Agentic RAG in CTEM: Reimagining Continuous Threat Exposure Management with Autonomous Intelligence
Executive Summary
In the ever-evolving cyber threat landscape, Continuous Threat Exposure Management (CTEM) has emerged as a strategic discipline to proactively identify, assess, and mitigate risks before adversaries can exploit them. However, as CTEM frameworks grow in complexity and scale, the traditional approaches to risk visibility and mitigation lag behind. Enter Agentic RAG—a blend of agentic AI and the Red-Amber-Green (RAG) framework—transforming how security leaders manage and visualise risk across dynamic environments.
This blog post explores how Agentic RAG enhances CTEM capabilities by enabling self-directed agents to evaluate threats autonomously, prioritise responses using colour-coded cues, and integrate intelligence into organisational workflows.
1. Introduction to CTEM
Continuous Threat Exposure Management (CTEM) is not a tool or platform but a strategic programme that integrates threat intelligence, attack surface management, vulnerability prioritisation, and validation techniques like red teaming or breach simulation.
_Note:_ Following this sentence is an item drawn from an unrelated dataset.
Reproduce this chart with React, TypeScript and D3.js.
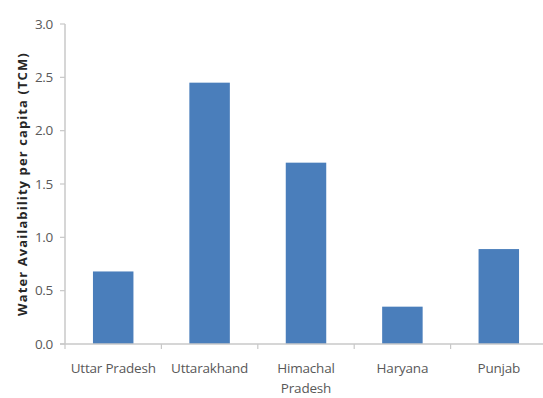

Gartner defines CTEM as a 5-stage maturity model:
- Scoping
- Discovery
- Prioritisation
- Validation
- Mobilisation
The goal is continuous validation of security posture against real-world threats. However, manual processes and siloed tools create bottlenecks—especially when real-time action is needed.
2. What is Agentic RAG?
Agentic RAG combines:
- Agentic AI: Autonomous AI systems capable of making decisions, initiating actions, and learning over time—without constant human prompts.
- RAG Framework: The Red-Amber-Green model used for categorising and prioritising risk exposure levels.
Why “Agentic”?
Unlike traditional AI, agentic systems have goal-oriented autonomy, situational awareness, and collaborative decision-making traits. Think of them as proactive digital analysts embedded in your CTEM loop.
3. The Intersection of Agentic RAG and CTEM
Real-time Exposure Mapping
Agentic RAG bots can:
- Continuously scan environments
- Cross-reference external threat intel feeds
- Classify vulnerabilities or misconfigurations using the RAG colour scale:
- 🔴 Red: Critical threat, exploitation active
- 🟠 Amber: Medium severity, possible exploitation path
- 🟢 Green: Safe or already mitigated
Actionable Intelligence Loops
The AI agents not only identify the issue but also recommend or even execute remediation steps—from patch management to firewall rule adjustments, based on predefined rules or learned behaviour.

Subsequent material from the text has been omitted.